Mission Collegiate now home to Alton’s first public library

ALTON — Public libraries have long served communities with spaces to read, research and attend events of both a festive and educational capacity, and residents here now have a space to do just that.

ALTON — Public libraries have long served communities with spaces to read, research and attend events of both a festive and educational capacity, and residents here now have a space to do just that.

The city of Alton will finally have its first library space though a partnership with the Mission school district, which held a grand opening ceremony Tuesday together with the Alton Development Corporation.

The event celebrated the opening of the first public library in the city, which is located at Mission Collegiate High School. The campus has extended its hours to accommodate the public and began welcoming area residents as of Tuesday evening.

The library will be open to the public from 5 to 8 p.m. Monday through Friday, and from 9 a.m. to 1 p.m. Saturdays.

“It’s a beautiful opportunity to extend learning in the city of Alton,” said Mission school district Interim Superintendent Criselda Valdez. “This is a generational transformation… we are changing lives, the city of Alton, and we are changing the world. So for me it’s bigger than a building.”

The library also provides a computer room equipped with 24 computers and access to digital books on site or on the go.

For this, the district extended its partnership with the online platform myOn, used by the district to offer thousands of free digital reading materials to students and any area resident interested.

“This is basically turning the page,” said Steven Peña, chief executive officer for the CADC. “The days of the book are going to be a novelty. Everything is being digitized. It’s safe; it’s cost effective; it holds a lot longer. Everything can be saved into the cloud.”

The city had been looking for ways to open a library for the past nine years, and about four years ago they started looking for ways to finance it through grants.

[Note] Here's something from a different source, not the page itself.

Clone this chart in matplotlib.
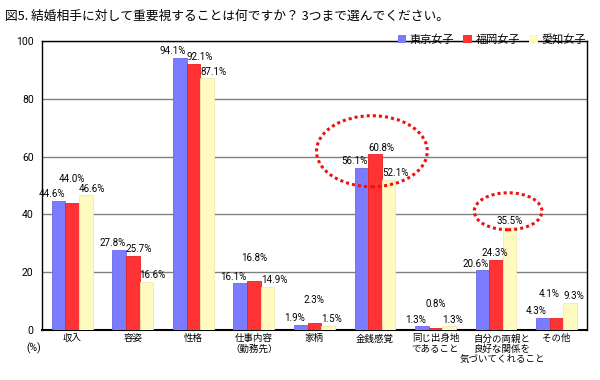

The problem with grants was that most of the applications asked for usage data, which the city didn’t have considering there was not an existing library, he said. So they began looking into a partnership opportunity.

At the time the idea was to retrofit an existing 25,000-square-foot warehouse located right in front of City Hall, Peña said, to include a regional training center and a bigger digital space, but then the idea of a pilot library was born.

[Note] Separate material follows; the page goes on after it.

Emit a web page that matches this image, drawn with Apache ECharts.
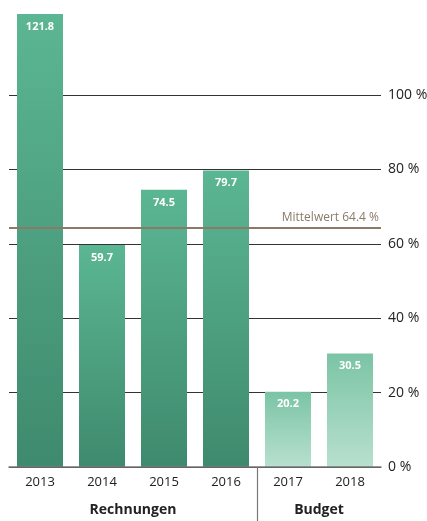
<!DOCTYPE html>
<html>
<head>
<meta charset="utf-8">
<script src="https://cdn.jsdelivr.net/npm/echarts@6/dist/echarts.min.js"></script>
<style>
  html, body { margin: 0; padding: 0; background: #fff; }
  #chart { width: 427px; height: 521px; }
</style>
</head>
<body>
<div id="chart"></div>
<script>
// Jahreswerte in Prozent
const years = ['2013', '2014', '2015', '2016', '2017', '2018'];
const values = [121.8, 59.7, 74.5, 79.7, 20.2, 30.5];
const isBudget = [false, false, false, false, true, true];
const yTicks = [0, 20, 40, 60, 80, 100];
const meanValue = 64.4;
const meanLabel = 'Mittelwert';
const groups = [
  { name: 'Rechnungen', from: 0, to: 3 },
  { name: 'Budget', from: 4, to: 5 }
];

const FONT = '"Open Sans", "Noto Sans", sans-serif';

const gradActual = new echarts.graphic.LinearGradient(0, 0, 0, 1, [
  { offset: 0, color: '#5bb693' },
  { offset: 1, color: '#3f8a6e' }
]);
const gradBudget = new echarts.graphic.LinearGradient(0, 0, 0, 1, [
  { offset: 0, color: '#7bc4a5' },
  { offset: 1, color: '#b8e0cf' }
]);

const chart = echarts.init(document.getElementById('chart'), null, { renderer: 'canvas' });

chart.setOption({
  animation: false,
  grid: {
    left: 9, right: 46, top: 95, bottom: 54,
    containLabel: false,
    outerBoundsMode: 'none'
  },
  xAxis: {
    type: 'category',
    data: years,
    axisLine: { show: true, lineStyle: { color: '#777', width: 1.5 } },
    axisTick: { show: false },
    axisLabel: { color: '#222', fontFamily: FONT, fontSize: 13, margin: 9 },
    z: 5
  },
  yAxis: {
    type: 'value',
    position: 'right',
    min: yTicks[0],
    max: yTicks[yTicks.length - 1],
    interval: 20,
    axisLine: { show: false },
    axisTick: { show: false },
    axisLabel: {
      color: '#222', fontFamily: FONT, fontSize: 14, margin: 7,
      formatter: v => v + ' %'
    },
    splitLine: { show: true, lineStyle: { color: '#333', width: 1 } }
  },
  series: [{
    type: 'bar',
    data: values.map((v, i) => ({
      value: v,
      itemStyle: { color: isBudget[i] ? gradBudget : gradActual }
    })),
    barWidth: 46,
    clip: false,
    label: {
      show: true,
      position: 'insideTop',
      distance: 7,
      color: '#fff',
      fontFamily: FONT,
      fontWeight: 'bold',
      fontSize: 11,
      formatter: p => p.value.toFixed(1)
    },
    markLine: {
      silent: true,
      symbol: 'none',
      data: [{ yAxis: meanValue }],
      lineStyle: { color: '#8a7a67', width: 2, type: 'solid' },
      label: {
        position: 'insideEndTop',
        distance: [2, 4],
        color: '#8a7a67',
        fontFamily: FONT,
        fontSize: 12,
        formatter: meanLabel + ' ' + meanValue.toFixed(1) + ' %'
      }
    }
  }]
});

// Gruppenbeschriftungen und Trennlinie unter der Kategorieachse
function px(i) { return chart.convertToPixel({ xAxisIndex: 0 }, i); }
const zeroY = chart.convertToPixel({ yAxisIndex: 0 }, 0);
const graphics = groups.map(g => ({
  type: 'text',
  x: (px(g.from) + px(g.to)) / 2,
  y: zeroY + 43,
  style: {
    text: g.name,
    fill: '#222',
    font: 'bold 14px ' + FONT,
    textAlign: 'center',
    textVerticalAlign: 'middle'
  }
}));
const sepX = Math.round((px(groups[0].to) + px(groups[1].from)) / 2) + 0.5;
graphics.push({
  type: 'line',
  shape: { x1: sepX, y1: zeroY, x2: sepX, y2: 521 },
  style: { stroke: '#777', lineWidth: 1.2 }
});
chart.setOption({ graphic: graphics });
</script>
</body>
</html>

“It ended up that (the school district) said, ‘We have this room over here, maybe we can do a pilot program, get some of that usage data and maybe you can redo those grants and then maybe you’ll get the funding,’” he said.

The school district offered the existing library at Mission Collegiate where additional amenities, such as the computer room, could be created and hours expanded to act as a public library.

The city agreed to pay an estimated $443,093 for computer equipment, the myOn subscription and staff wages for the next two years through an interlocal agreement.

“Our community is very diverse; it’s a very young community with almost 48 percent of our population under the age of 25,” Peña said. “That’s why all this digitized and digital concepts, because we are gearing it more to them… but we can’t let all of our other citizens go (unnoticed) as well.”

The data collected through the pilot will not only serve for grants, but as a way to listen to the public and figure out ways to continuously adjust to the needs and demand from new to old technology.

“This is just one chapter in a huge novel,” he said. “This could go a billion different ways and technology changes so much… So we are going to keep up with that. We are not going to have it stagnant.”